Over an eight-year span, former Philadelphia Phillies star Ryan Howard was one of the most feared hitters in baseball. He came onto the scene as the Rookie of the Year in 2005, despite only playing in 88 games per Baseball Reference. In his second season he was an All-Star, the MVP, and took home a silver slugger, but those days are long gone and “Big Piece” has officially hung up his cleats and called it a career.
Howard was possibly the most dominant hitter in baseball between 2006 and 2011. He was mashing homeruns at a historic rate, and driving in runs by the bushel, averaging 44 homers and 133 ribbies per season over that stretch per ESPN. Howard was a premiere offensive weapon, whose consistency made him so feared. He consistently played, missing very few games each year. When he made contact, it was solid, and he was always a threat to take the game over on any AB. He was solid enough to earn four top 5 positions in MVP voting over that stretch, winning once.
All indicators were that Howard was going to be a once-in-a-generation player. Sure, he struck out a lot, but he also plated runs at a breakneck rate. Everything was going well, with the Phillies in the 2011 NLDS, until he tore his Achilles on the final play of the game, and he never got back to where he was again. Howard spent the next two years playing half-seasons while foot, knee, and Achilles injuries plagued him. By the time he was healthy enough to play a full season in 2014, he wasn’t the same hitter as before the injuries.
Congrats 2 my dad on an amazing amazing career.
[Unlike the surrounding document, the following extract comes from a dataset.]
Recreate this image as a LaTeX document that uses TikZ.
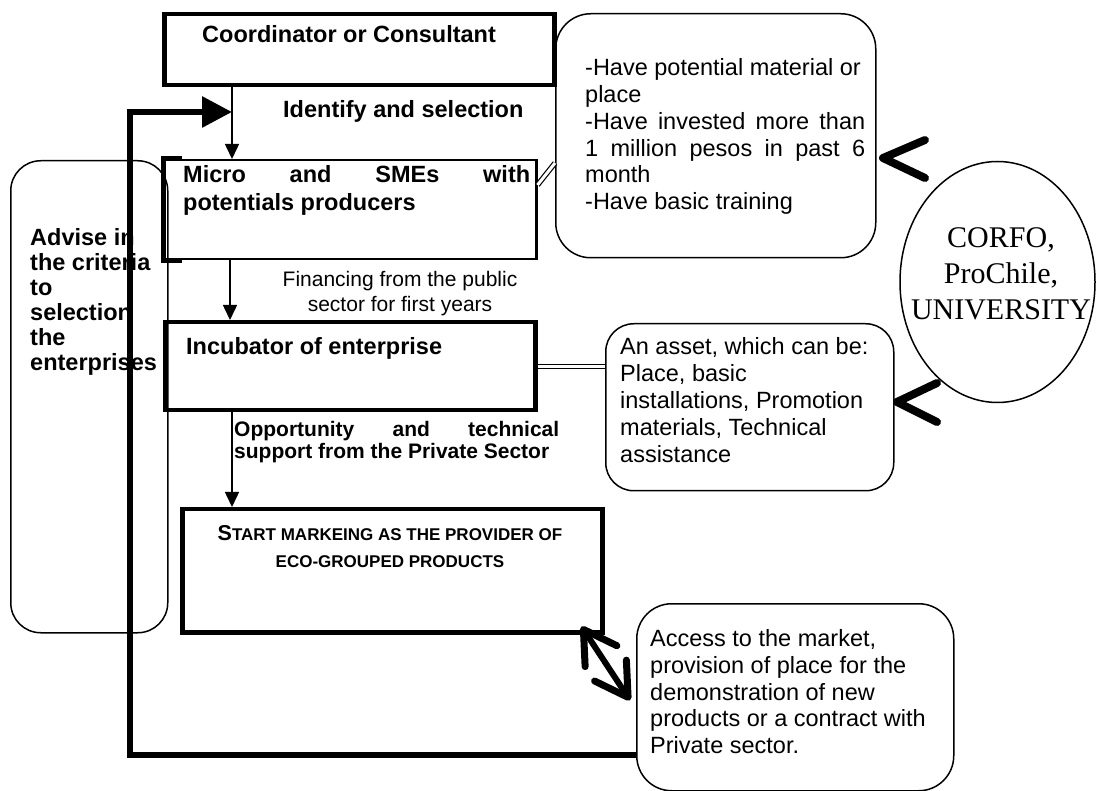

Thank you 4 showing me what it takes to be able to do what is that we love for a living. Half of what you have done is what many dream of achieving. Ppl know u as a great player, but I c u as a better father. @ryanhoward #BigPiece— Darian Howard (@legenDARIAN_) September 4, 2018
He averaged about 24 homers a year, and he was still driving in runs, albeit fewer each season as his playing time decreased. He became more of an all-or-nothing-type hitter, akin to Dave Kingman in the ’70s and ’80s. His plate appearances were primarily strikeouts, with enough homers peppered in to keep him in the lineup. He struck out so much, in part because he couldn’t shift his weight as quickly as he did prior to injuries, so pitchers challenged him at the plate more, and they often won.
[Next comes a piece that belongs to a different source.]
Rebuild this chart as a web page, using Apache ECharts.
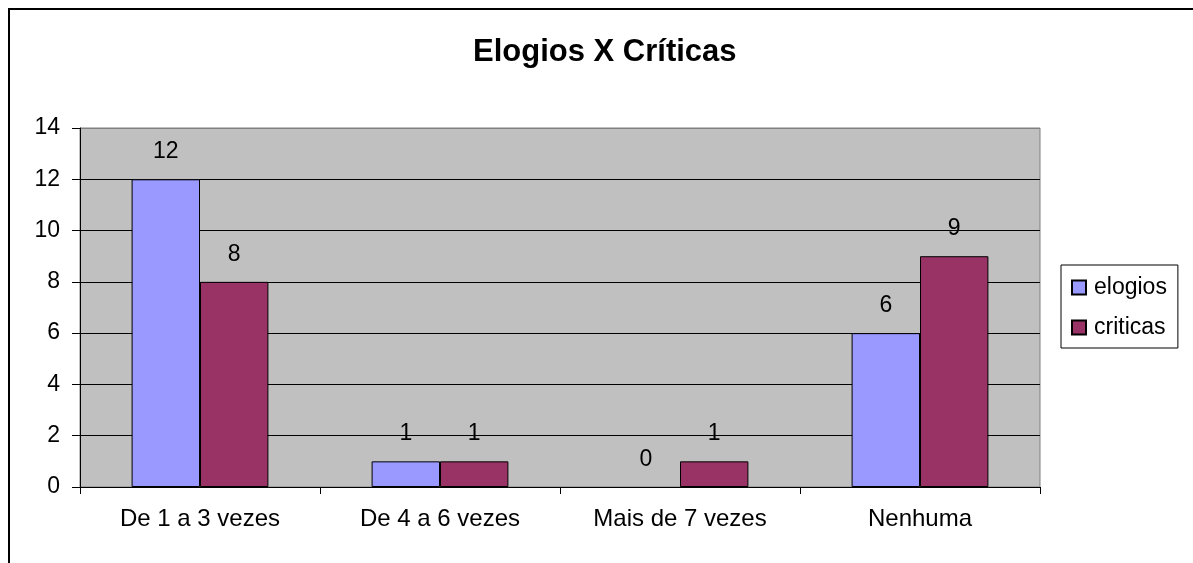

Howard signed a minor league deal with the Atlanta Braves last year, which lasted briefly. The Braves saw what the Phillies did when they parted ways; Howard couldn’t turn on a ball anymore. His mobility at first base was limited. At 37, he wasn’t worth the risk. The Rockies gave him a minor league deal as well, but he never made it back to the show. He spent this year working out a little, waiting to see if a call might come from a GM somewhere in baseball looking for a bat for hire. The call never came.
In a very low key manner, Howard posted a letter on the Player’s Tribune website, thanking the Phillies organization and the fans for making his time in Philadelphia special. For a player who hit 382 career homers, driving in 1194 runs, it seemed anticlimactic to many fans. People wondered why the Phillies didn’t have a day to honor him, or some splashy spread in the news. The simple reason was because Howard exited the game the way he played the game, which was on his terms.